Exercise directions => The material below should be written out in full and exactly; pictures stay out of the copy.

***** Information shown

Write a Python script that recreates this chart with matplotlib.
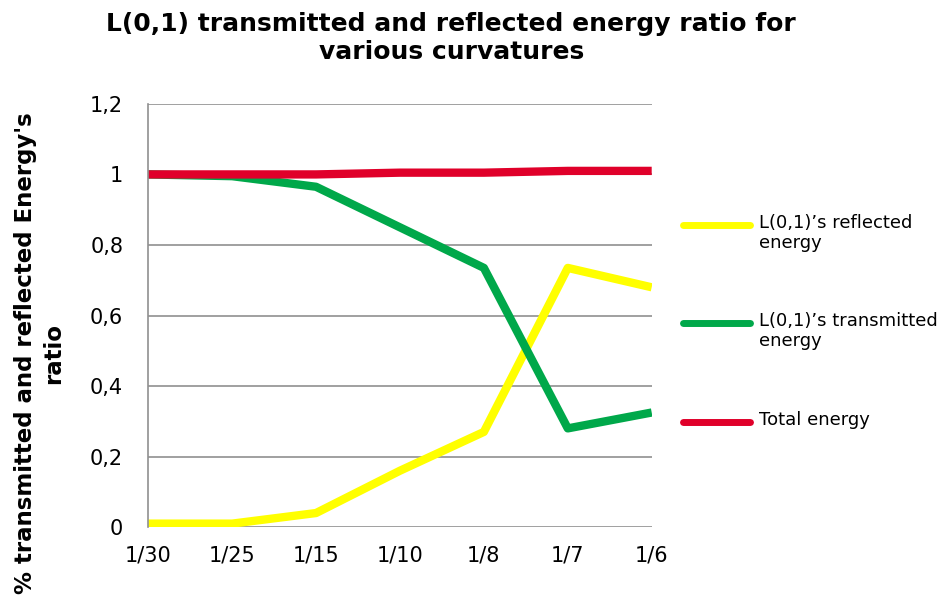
import numpy as np
import matplotlib
matplotlib.use('Agg')
import matplotlib.pyplot as plt
from matplotlib.lines import Line2D

plt.rcParams['font.family'] = ['DejaVu Sans']

# data
curvatures = ['1/30', '1/25', '1/15', '1/10', '1/8', '1/7', '1/6']
reflected = [0.01, 0.01, 0.04, 0.16, 0.27, 0.735, 0.68]
transmitted = [1.0, 0.995, 0.965, 0.85, 0.735, 0.28, 0.325]
total = [1.0, 1.0, 1.0, 1.005, 1.005, 1.01, 1.01]
y_ticks = [0, 0.2, 0.4, 0.6, 0.8, 1.0, 1.2]
y_tick_labels = ['0', '0,2', '0,4', '0,6', '0,8', '1', '1,2']
series_names = ['L(0,1)’s reflected\nenergy', 'L(0,1)’s transmitted\nenergy', 'Total energy']
series_colors = ['#ffff00', '#00a84a', '#e0002a']

fig = plt.figure(figsize=(9.5, 5.97), dpi=100)
ax = fig.add_axes([0.156, 0.117, 0.53, 0.709])

x = np.arange(len(curvatures))
for vals, col in zip([reflected, transmitted, total], series_colors):
    ax.plot(x, vals, color=col, lw=6, solid_capstyle='butt')

ax.set_xlim(0, len(curvatures) - 1)
ax.set_ylim(0, 1.2)
ax.set_xticks(x)
ax.set_xticklabels(curvatures, fontsize=15)
ax.set_yticks(y_ticks)
ax.set_yticklabels(y_tick_labels, fontsize=15)
ax.tick_params(length=0)
ax.tick_params(axis='y', pad=18)
ax.tick_params(axis='x', pad=13)
ax.yaxis.grid(True, color='#909090', lw=1.2)
ax.set_axisbelow(True)
for s in ['top', 'right', 'bottom']:
    ax.spines[s].set_visible(False)
ax.spines['left'].set_color('#909090')
ax.spines['left'].set_linewidth(1.2)

fig.text(0.475, 0.937, 'L(0,1) transmitted and reflected energy ratio for\nvarious curvatures',
         ha='center', va='center', fontsize=18, fontweight='bold', linespacing=1.22)
fig.text(0.042, 0.408, '% transmitted and reflected Energy\'s\nratio', rotation=90,
         ha='center', va='center', multialignment='center', fontsize=16.5, fontweight='bold', linespacing=1.3)

# legend drawn by hand so the handle sits on the first text line
W, H = 950, 597
leg_y = [225, 323, 422]
for name, col, yy in zip(series_names, series_colors, leg_y):
    fy = 1 - yy / H
    fig.add_artist(Line2D([683 / W, 750 / W], [fy, fy], color=col, lw=5,
                          solid_capstyle='round', transform=fig.transFigure))
    fig.text(759 / W, 1 - (yy - 11) / H, name, ha='left', va='top', fontsize=13, linespacing=1.15)

fig.savefig('out.png', dpi=100)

**********

Written solution =>
Write a Python script that recreates this chart with matplotlib.
import numpy as np
import matplotlib
matplotlib.use('Agg')
import matplotlib.pyplot as plt
from matplotlib.lines import Line2D

plt.rcParams['font.family'] = ['DejaVu Sans']

# data
curvatures = ['1/30', '1/25', '1/15', '1/10', '1/8', '1/7', '1/6']
reflected = [0.01, 0.01, 0.04, 0.16, 0.27, 0.735, 0.68]
transmitted = [1.0, 0.995, 0.965, 0.85, 0.735, 0.28, 0.325]
total = [1.0, 1.0, 1.0, 1.005, 1.005, 1.01, 1.01]
y_ticks = [0, 0.2, 0.4, 0.6, 0.8, 1.0, 1.2]
y_tick_labels = ['0', '0,2', '0,4', '0,6', '0,8', '1', '1,2']
series_names = ['L(0,1)’s reflected\nenergy', 'L(0,1)’s transmitted\nenergy', 'Total energy']
series_colors = ['#ffff00', '#00a84a', '#e0002a']

fig = plt.figure(figsize=(9.5, 5.97), dpi=100)
ax = fig.add_axes([0.156, 0.117, 0.53, 0.709])

x = np.arange(len(curvatures))
for vals, col in zip([reflected, transmitted, total], series_colors):
    ax.plot(x, vals, color=col, lw=6, solid_capstyle='butt')

ax.set_xlim(0, len(curvatures) - 1)
ax.set_ylim(0, 1.2)
ax.set_xticks(x)
ax.set_xticklabels(curvatures, fontsize=15)
ax.set_yticks(y_ticks)
ax.set_yticklabels(y_tick_labels, fontsize=15)
ax.tick_params(length=0)
ax.tick_params(axis='y', pad=18)
ax.tick_params(axis='x', pad=13)
ax.yaxis.grid(True, color='#909090', lw=1.2)
ax.set_axisbelow(True)
for s in ['top', 'right', 'bottom']:
    ax.spines[s].set_visible(False)
ax.spines['left'].set_color('#909090')
ax.spines['left'].set_linewidth(1.2)

fig.text(0.475, 0.937, 'L(0,1) transmitted and reflected energy ratio for\nvarious curvatures',
         ha='center', va='center', fontsize=18, fontweight='bold', linespacing=1.22)
fig.text(0.042, 0.408, '% transmitted and reflected Energy\'s\nratio', rotation=90,
         ha='center', va='center', multialignment='center', fontsize=16.5, fontweight='bold', linespacing=1.3)

# legend drawn by hand so the handle sits on the first text line
W, H = 950, 597
leg_y = [225, 323, 422]
for name, col, yy in zip(series_names, series_colors, leg_y):
    fy = 1 - yy / H
    fig.add_artist(Line2D([683 / W, 750 / W], [fy, fy], color=col, lw=5,
                          solid_capstyle='round', transform=fig.transFigure))
    fig.text(759 / W, 1 - (yy - 11) / H, name, ha='left', va='top', fontsize=13, linespacing=1.15)

fig.savefig('out.png', dpi=100)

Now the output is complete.